Turkey tail (Trametes versicolor) is a colourful bracket fungus that can be seen throughout the year, although it's at its best in the autumn. 

Image: Les Binns

Mycelium will extend further into the root system of trees and plants, increasing the amount of nutrients and water that they can reach. In return, fungi receive energy packed sugars from their host, manufactured by photosynthesis. It is estimated that around 90% of plants in the world rely on fungi in this way! 

The way in which trees are connected by mycelium also allows them to communicate with each other – something we affectionately call ‘the wood wide web’! We are only just beginning to understand how it works. 

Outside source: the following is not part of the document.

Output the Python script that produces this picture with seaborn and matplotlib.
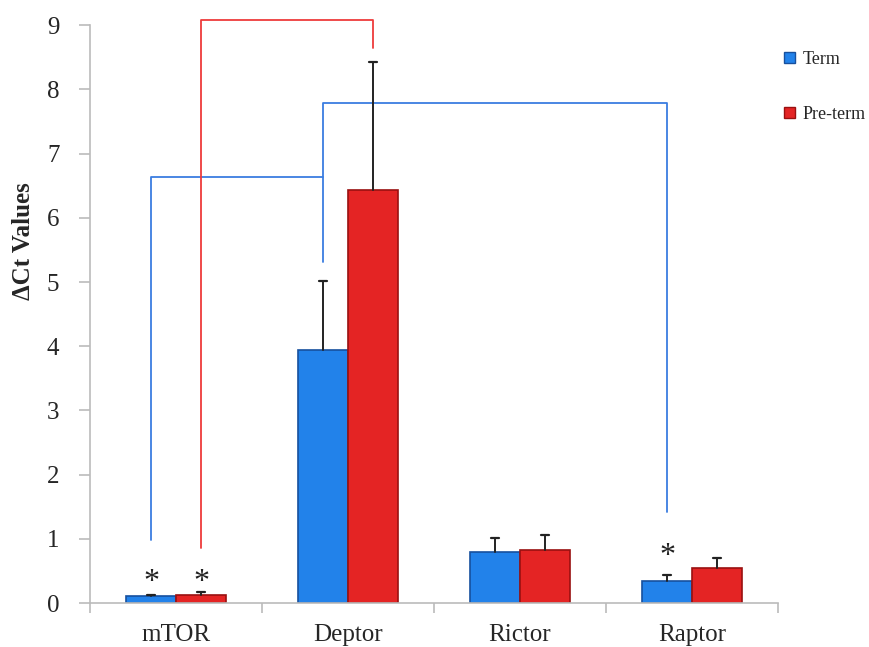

Fascinated by fungi? Then have a read of 'Hidden kingdom: a beginner's guide to fungi' written by a Wildlife Trust expert!

If you have a garden, it's very tempting to do a bit of ‘tidying up’ at this time of year, but wildlife would be very grateful if you could be a little lazy! Rather than removing all the fallen leaves, consider leaving one or two piles in a corner somewhere - hedgehogs, slow worms, grass snakes, frogs and toads will all be looking for a warm and safe place to hibernate. 

Stacks of logs and branch trimmings, old plant pots and patches of long grass will also make ideal shelters for solitary bees over winter, as well as other invertebrates like beetles and woodlice - all part of your garden’s mini ecosystem! 

A goldfinch, with a red face and yellow and black wing bars, sitting on a teasel seed head eating the seeds.

Goldfinch (Carduelis carduelis)

Image: Jon Hawkins Surrey Hills Photography

Leaving seed heads standing adds architectural interest to a winter garden, especially on bright frosty mornings, and provides insects with a place to hibernate in the crevices and hollow stems. The seeds themselves will be a welcome meal for many garden birds - flocks of goldfinches (Carduelis carduelis) will descend on teasels and common knapweed to devour the seeds. 

A female bullfinch, with a black cap, pale beige chest and brown and black wings, eating buddleia seeds against a blue sky.

Female bullfinch (Pyrrhula pyrrhula)

Image: David Longshaw

And plants don’t have to be native to the UK - echinacea, buddleia and ornamental grasses all count! Dunnocks (Prunella modularis) and bullfinches (Pyrrhula pyrrhula) will also eat nettle seeds - so don’t cut down your nettle patch! And of course, anything that falls will be munched on by mice and voles.